Given request: Your task is to retype the lines from the opening of the material through the line that includes "1.7, 9.7, 4.4];". Do not copy the pictures.
****
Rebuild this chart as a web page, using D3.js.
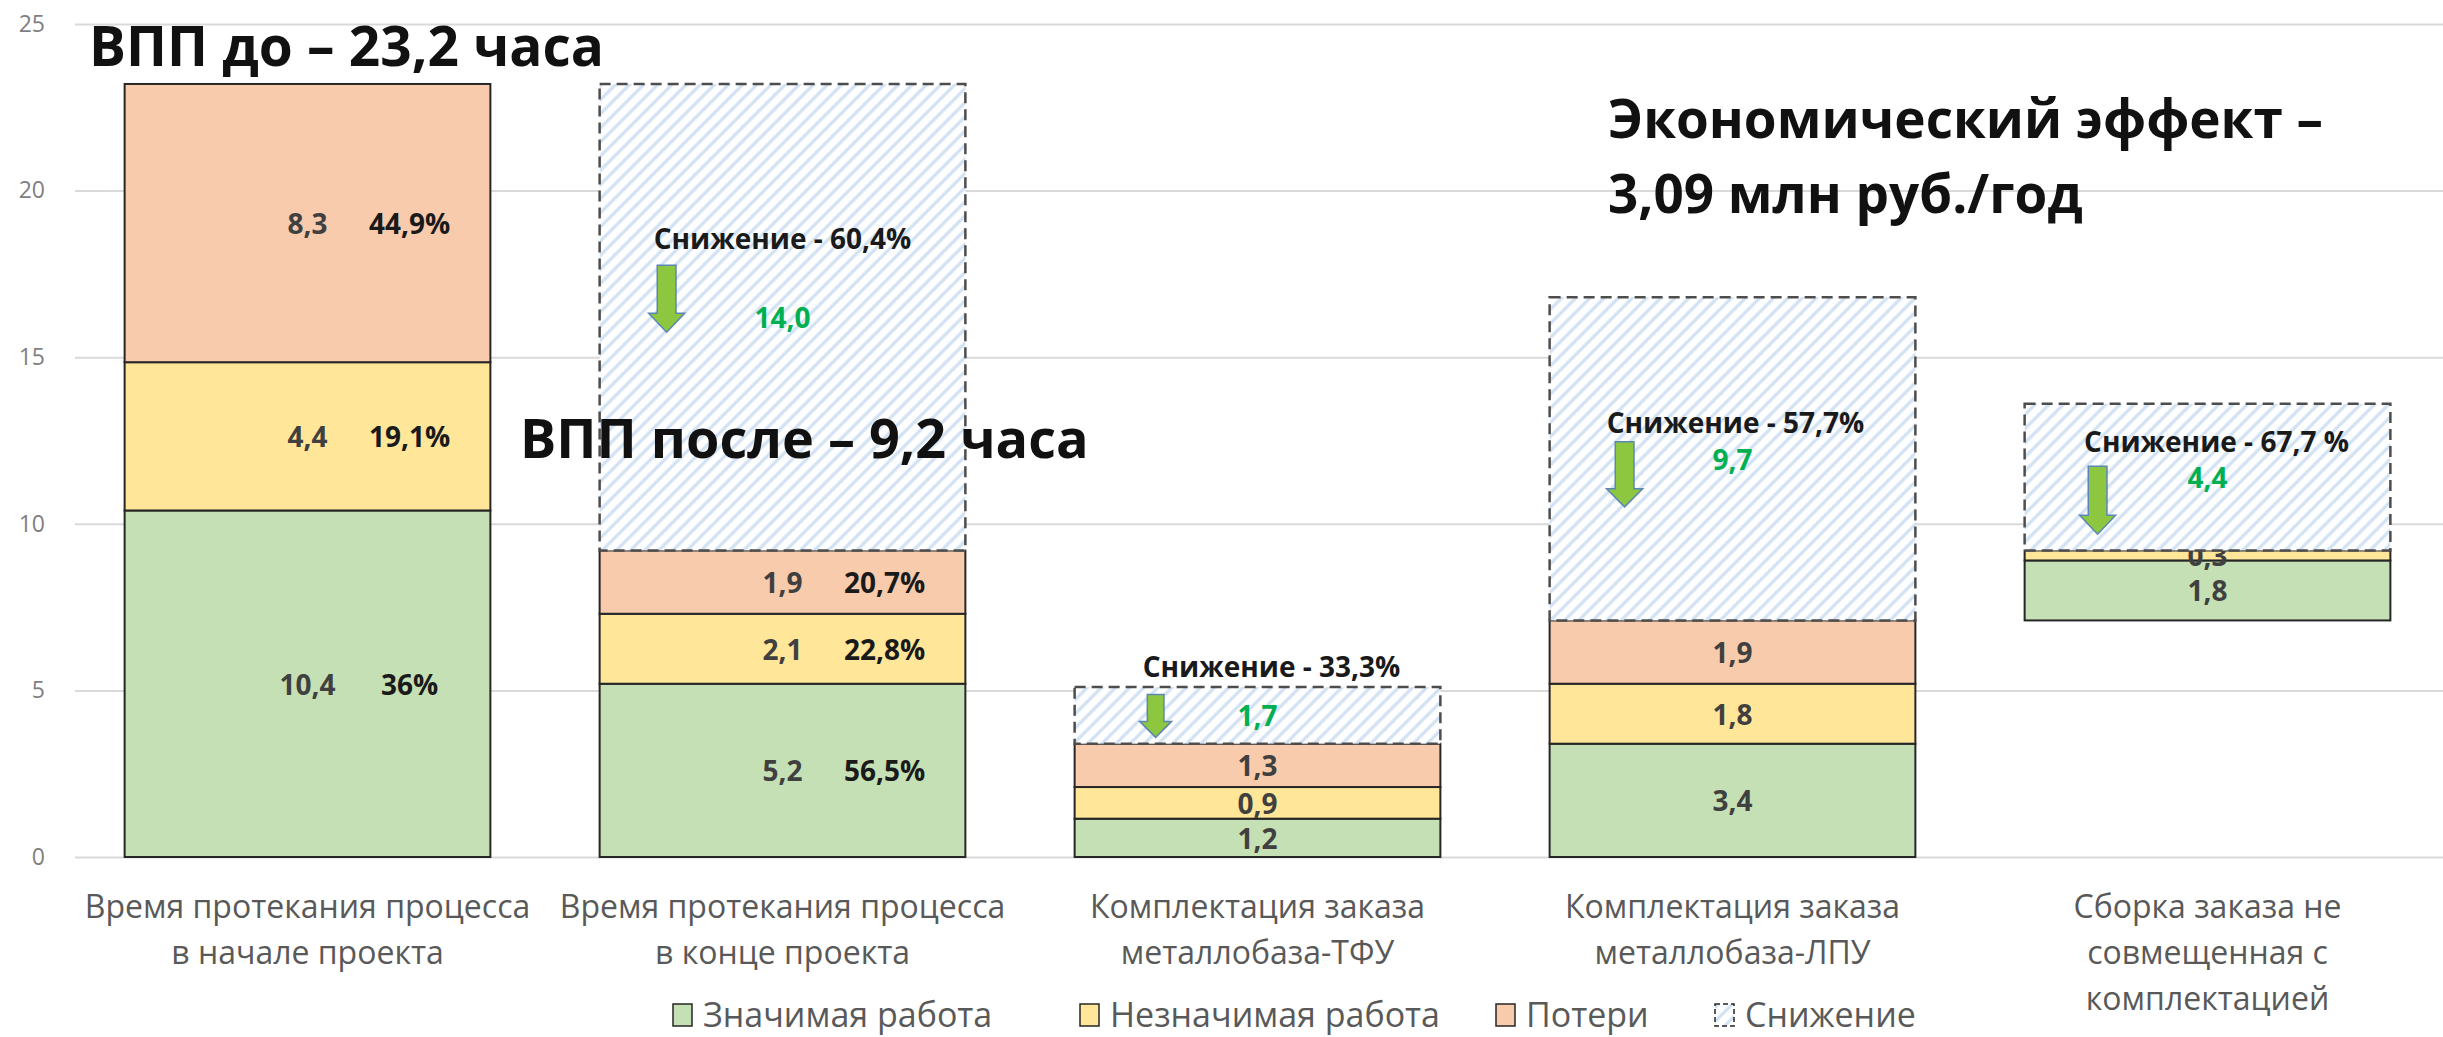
<!DOCTYPE html>
<html>
<head>
<meta charset="utf-8">
<script src="https://cdn.jsdelivr.net/npm/d3@7"></script>
<style>
  body { margin: 0; background: #fff; }
  text { font-family: "Open Sans", sans-serif; }
</style>
</head>
<body>
<div id="chart"></div>
<script>
// data
var categories = [
  ["Время протекания процесса", "в начале проекта"],
  ["Время протекания процесса", "в конце проекта"],
  ["Комплектация заказа", "металлобаза-ТФУ"],
  ["Комплектация заказа", "металлобаза-ЛПУ"],
  ["Сборка заказа не", "совмещенная с", "комплектацией"]
];
var offsetBase = [0, 0, 0, 0, 7.1];
var important  = [10.4, 5.2, 1.15, 3.4, 1.8];
var minor      = [4.45, 2.1, 0.95, 1.8, 0.3];
var losses     = [8.35, 1.9, 1.3, 1.9, 0];
var reduction  = [0, 14.0, 1.7, 9.7, 4.4];

var importantLabels = ["10,4", "5,2", "1,2", "3,4", "1,8"];
var minorLabels     = ["4,4", "2,1", "0,9", "1,8", "0,3"];
var lossLabels      = ["8,3", "1,9", "1,3", "1,9", ""];
var reductionLabels = ["", "14,0", "1,7", "9,7", "4,4"];
var importantPct = ["36%", "56,5%", "", "", ""];
var minorPct     = ["19,1%", "22,8%", "", "", ""];
var lossPct      = ["44,9%", "20,7%", "", "", ""];
var reductionPct = ["", "Снижение - 60,4%", "Снижение - 33,3%", "Снижение - 57,7%", "Снижение - 67,7 %"];

var seriesNames = ["Значимая работа", "Незначимая работа", "Потери", "Снижение"];
var yTicks = [0, 5, 10, 15, 20, 25];

// colours
var colors = { important: "#c5e0b4", minor: "#ffe699", losses: "#f8cbad" };

// annotation placement (px, relative to the middle of the "reduction" part)
var notes = [
  null,
  { dx: 0,  dy: -79, ax: 67, top: -52, tip: 15, hw: 36, hl: 19 },
  { dx: 14, dy: -49, ax: 81, top: -21, tip: 22, hw: 32, hl: 16 },
  { dx: 3,  dy: -37, ax: 75, top: -17, tip: 48, hw: 36, hl: 18 },
  { dx: 9,  dy: -36, ax: 73, top: -11, tip: 57, hw: 36, hl: 19 }
];

var W = 2443, H = 1037;
var svg = d3.select("#chart").append("svg")
  .attr("width", W).attr("height", H);

var defs = svg.append("defs");
var pat = defs.append("pattern")
  .attr("id", "hatch")
  .attr("patternUnits", "userSpaceOnUse")
  .attr("width", 10).attr("height", 10)
  .attr("patternTransform", "rotate(45)");
pat.append("rect").attr("width", 10).attr("height", 10).attr("fill", "#fff");
pat.append("line")
  .attr("x1", 5).attr("y1", 0).attr("x2", 5).attr("y2", 10)
  .attr("stroke", "#d0e1f3").attr("stroke-width", 3.2);

// table for the stack
var table = categories.map(function (c, i) {
  return {
    i: i,
    base: offsetBase[i],
    important: important[i],
    minor: minor[i],
    losses: losses[i],
    reduction: reduction[i]
  };
});
var keys = ["base", "important", "minor", "losses", "reduction"];
var stacked = d3.stack().keys(keys)(table);

var x = d3.scaleBand()
  .domain(d3.range(categories.length))
  .range([70, 2445])
  .paddingInner(0.23)
  .paddingOuter(0.115);

var y = d3.scaleLinear()
  .domain([0, 25])
  .range([857, 24]);

// Y axis with gridlines
var yAxis = svg.append("g")
  .attr("transform", "translate(75,0)")
  .call(d3.axisLeft(y).tickValues(yTicks).tickSize(-(W - 75)).tickPadding(30));
yAxis.select(".domain").remove();
yAxis.selectAll(".tick line").attr("stroke", "#d9d9d9").attr("stroke-width", 2);
yAxis.selectAll(".tick text")
  .attr("fill", "#7f7f7f")
  .style("font-size", "23px")
  .style("font-family", "Open Sans");

// solid parts
var solidKeys = ["important", "minor", "losses"];
solidKeys.forEach(function (k) {
  var layer = stacked[keys.indexOf(k)];
  svg.append("g")
    .selectAll("rect")
    .data(layer.filter(function (d) { return d[1] - d[0] > 0; }))
    .enter()
    .append("rect")
    .attr("x", function (d) { return x(d.data.i); })
    .attr("width", x.bandwidth())
    .attr("y", function (d) { return y(d[1]); })
    .attr("height", function (d) { return y(d[0]) - y(d[1]); })
    .attr("fill", colors[k])
    .attr("stroke", "#262626")
    .attr("stroke-width", 2);
});

// labels of solid parts
var labelSets = { important: [importantLabels, importantPct], minor: [minorLabels, minorPct], losses: [lossLabels, lossPct] };
solidKeys.forEach(function (k) {
  var layer = stacked[keys.indexOf(k)];
  var g = svg.append("g");
  layer.forEach(function (d) {
    var i = d.data.i;
    var cx = x(i) + x.bandwidth() / 2;
    var cy = y((d[0] + d[1]) / 2);
    var val = labelSets[k][0][i], pct = labelSets[k][1][i];
    if (val) {
      g.append("text")
        .attr("x", cx).attr("y", cy)
        .attr("text-anchor", "middle").attr("dominant-baseline", "central")
        .attr("fill", "#404040").style("font-size", "28px").style("font-weight", "bold")
        .text(val);
    }
    if (pct) {
      g.append("text")
        .attr("x", cx + 102).attr("y", cy)
        .attr("text-anchor", "middle").attr("dominant-baseline", "central")
        .attr("fill", "#1a1a1a").style("font-size", "28px").style("font-weight", "bold")
        .text(pct);
    }
  });
});

// reduction (hatched, dashed)
var red = stacked[keys.indexOf("reduction")].filter(function (d) { return d[1] - d[0] > 0; });
svg.append("g")
  .selectAll("rect")
  .data(red)
  .enter()
  .append("rect")
  .attr("x", function (d) { return x(d.data.i); })
  .attr("width", x.bandwidth())
  .attr("y", function (d) { return y(d[1]); })
  .attr("height", function (d) { return y(d[0]) - y(d[1]); })
  .attr("fill", "url(#hatch)")
  .attr("stroke", "#4d4d4d")
  .attr("stroke-width", 2.5)
  .attr("stroke-dasharray", "11,6");

// arrows and reduction notes
var ng = svg.append("g");
red.forEach(function (d) {
  var i = d.data.i, n = notes[i];
  var cx = x(i) + x.bandwidth() / 2;
  var cy = y((d[0] + d[1]) / 2);
  ng.append("text")
    .attr("x", cx).attr("y", cy)
    .attr("text-anchor", "middle").attr("dominant-baseline", "central")
    .attr("fill", "#00b050").style("font-size", "28px").style("font-weight", "bold")
    .text(reductionLabels[i]);
  ng.append("text")
    .attr("x", cx + n.dx).attr("y", cy + n.dy)
    .attr("text-anchor", "middle").attr("dominant-baseline", "central")
    .attr("fill", "#1a1a1a").style("font-size", "28px").style("font-weight", "bold")
    .text(reductionPct[i]);
  var ax = x(i) + n.ax, ty = cy + n.top, py = cy + n.tip, hy = py - n.hl;
  var sw = n.hw * 0.52;
  var p = d3.path();
  p.moveTo(ax - sw / 2, ty);
  p.lineTo(ax + sw / 2, ty);
  p.lineTo(ax + sw / 2, hy);
  p.lineTo(ax + n.hw / 2, hy);
  p.lineTo(ax, py);
  p.lineTo(ax - n.hw / 2, hy);
  p.lineTo(ax - sw / 2, hy);
  p.closePath();
  ng.append("path")
    .attr("d", p.toString())
    .attr("fill", "#8dc63f")
    .attr("stroke", "#5b86b5")
    .attr("stroke-width", 1.5);
});

// category labels
var xg = svg.append("g");
categories.forEach(function (lines, i) {
  var t = xg.append("text")
    .attr("text-anchor", "middle")
    .attr("fill", "#595959")
    .style("font-size", "32px");
  lines.forEach(function (s, j) {
    t.append("tspan")
      .attr("x", x(i) + x.bandwidth() / 2)
      .attr("y", 905 + j * 46)
      .attr("dominant-baseline", "central")
      .text(s);
  });
});

// big headings
var heads = [
  { t: "ВПП до – 23,2 часа", x: 89, y: 66, s: 55 },
  { t: "ВПП после – 9,2 часа", x: 520, y: 458, s: 54 },
  { t: "Экономический эффект –", x: 1608, y: 138, s: 53 },
  { t: "3,09 млн руб./год", x: 1608, y: 213, s: 53 }
];
svg.append("g").selectAll("text")
  .data(heads)
  .enter()
  .append("text")
  .attr("x", function (d) { return d.x; })
  .attr("y", function (d) { return d.y; })
  .attr("fill", "#111")
  .style("font-size", function (d) { return d.s + "px"; })
  .style("font-weight", "bold")
  .text(function (d) { return d.t; });

// legend
var legX = [673, 1080, 1496, 1715];
var legFill = [colors.important, colors.minor, colors.losses, "url(#hatch)"];
var lg = svg.append("g");
seriesNames.forEach(function (s, i) {
  var r = lg.append("rect")
    .attr("x", legX[i]).attr("y", 1004)
    .attr("width", 19).attr("height", 22)
    .attr("fill", legFill[i])
    .attr("stroke", "#262626").attr("stroke-width", 1.5);
  if (i === 3) r.attr("stroke-dasharray", "5,3");
  lg.append("text")
    .attr("x", legX[i] + 30).attr("y", 1014)
    .attr("dominant-baseline", "central")
    .attr("fill", "#595959")
    .style("font-size", "34px")
    .text(s);
});
</script>
</body>
</html>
****
Finished task:
Rebuild this chart as a web page, using D3.js.
<!DOCTYPE html>
<html>
<head>
<meta charset="utf-8">
<script src="https://cdn.jsdelivr.net/npm/d3@7"></script>
<style>
  body { margin: 0; background: #fff; }
  text { font-family: "Open Sans", sans-serif; }
</style>
</head>
<body>
<div id="chart"></div>
<script>
// data
var categories = [
  ["Время протекания процесса", "в начале проекта"],
  ["Время протекания процесса", "в конце проекта"],
  ["Комплектация заказа", "металлобаза-ТФУ"],
  ["Комплектация заказа", "металлобаза-ЛПУ"],
  ["Сборка заказа не", "совмещенная с", "комплектацией"]
];
var offsetBase = [0, 0, 0, 0, 7.1];
var important  = [10.4, 5.2, 1.15, 3.4, 1.8];
var minor      = [4.45, 2.1, 0.95, 1.8, 0.3];
var losses     = [8.35, 1.9, 1.3, 1.9, 0];
var reduction  = [0, 14.0, 1.7, 9.7, 4.4];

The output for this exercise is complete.